Historically, the TOEFL iBT test used a standard 0 to 30 scoring scale for each of the four language components (Reading, Listening, Speaking, and Writing), adding up to a maximum total score of 120.
However, as of 21 January 2026, ETS changed the Global TOEFL iBT test to a new “1 to 6 band score” system.
But The Department of Home Affairs DOES NOT accept this new 1–6 band score system. To accommodate Australian immigration requirements, ETS has maintained a separate version of the exam specifically for Australia. The “TOEFL iBT Australia” test will continue to use the traditional 0 to 120 scoring scale.

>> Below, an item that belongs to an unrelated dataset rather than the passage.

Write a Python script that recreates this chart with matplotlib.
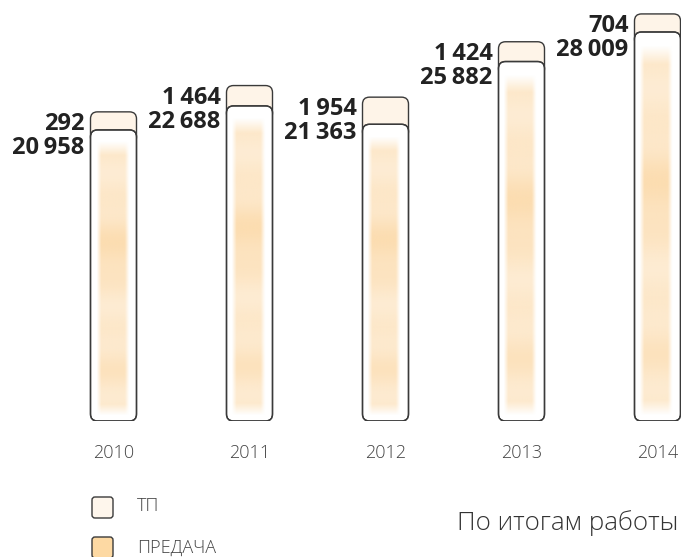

From 21 January 2026 onward, the TOEFL iBT Australia test is the only version of the TOEFL test that is legally valid for Australian visa, migration, and skills assessment purposes.
If you mistakenly book the global version of the test, your results will be instantly invalid for Australian immigration purposes. You will have wasted hundreds of dollars on the test fee, and if you submit those invalid results to the Department of Home Affairs, your visa application could be refused.
Because the booking portal handles thousands of global students, the ETS system may automatically default to the standard global TOEFL iBT test. You must manually change this.
When you are registering for your exam online, you must specifically look for and select the option labeled: “TOEFL iBT for Australia”
After making this selection, continue to the confirmation screen. Before you pay, double-check your booking summary. It should explicitly state that you are registering for the TOEFL iBT Australia test.
While you are booking your test, remember that the Australian Government has strictly banned all “At-Home” or “Remote Proctored” English tests. Even if the website offers the TOEFL iBT Home Edition, do not book it. You must physically sit your TOEFL iBT Australia test inside a secure, approved testing centre.
The rules surrounding English language tests, score validities, and accepted formats are constantly changing. Booking the wrong test format is one of the most frustrating and expensive mistakes a visa applicant can make.